A personalised welcome was drawn in the sand on the doorstep and our names
carved into a wooden sign hanging from the door. Parked outside were a couple
of bikes to explore the resort. They too were personalised, each with its own
Our butler swooped around the house with grace,
swishing open the curtains to unveil a sun terrace and private plunge pool,
with a sandy path that led out onto a stretch of deserted beach. Perfect, he
told us, for a ‘romantic walk’. He’d clearly done this before. Back inside our sprawling home away from home, he had
written, “Welcome to Nature’s Playground,” in lipstick – the resort’s tagline –
on the mirror, an odd, but nice touch. On ice, a half bottle of Veuve chilled
alongside fresh, tropical fruit. In a final, dramatic move, he flung open a set
of imposing double doors to reveal an outdoor, garden
bathroom complete with nature shower.
Niyama is an all-villa property, each designed with privacy and discretion in mind, in a contemporary style. At entry-level, is a similarly proportioned house to the one we stayed in, but without the pool. The accommodation gets more elaborate as one moves up the scale, adding separate (or more) bedrooms and overwater locations, including one of our favourites – Villa 77 – an absolutely discreet, two-bedroom party palace on stilts over the inviting ocean, with steps so you can dive right in, infinity pool, on-deck telescope and its own electric guitar (in case you get tired of the view). For the ultimate luxury and if this were a ‘buddymoon’, we could have also taken over a three-bedroom ‘Beach Pool Pavilion’ with its own, secluded stretch of sand; or ‘The Crescent’ – a luxurious, private collection of villas set out over the water beyond a moon-shaped swathe of impossibly perfect sand. It can be hired exclusively for 14 guests, coming with its own, luxurious perks – including one of the most jaw-dropping sunrises we have ever experienced.
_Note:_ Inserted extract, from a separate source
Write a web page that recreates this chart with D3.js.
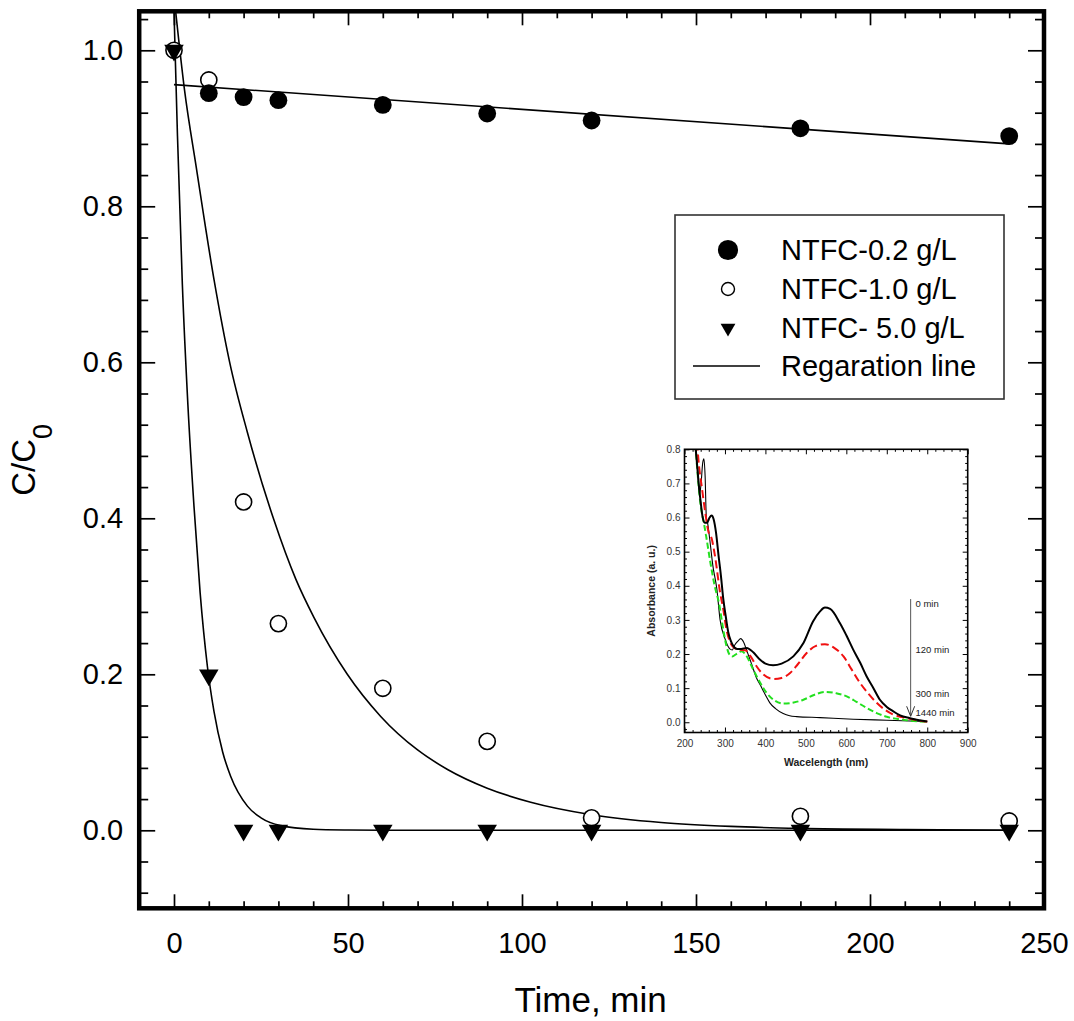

Sunrise at Niyama is spectacular. There’s something very beautiful about first light in any case, but our jet-lag-induced viewing of it over ‘The Crescent’ was just mesmerising. It started subtle, almost shy, but happy to colour the sea haze with a pale pink hue. We walked knee-deep into the warm sea as the sun danced on the horizon and splashed the clouds with its rays, with no one else for company but a Chinese couple shamelessly taking selfies in wedding attire.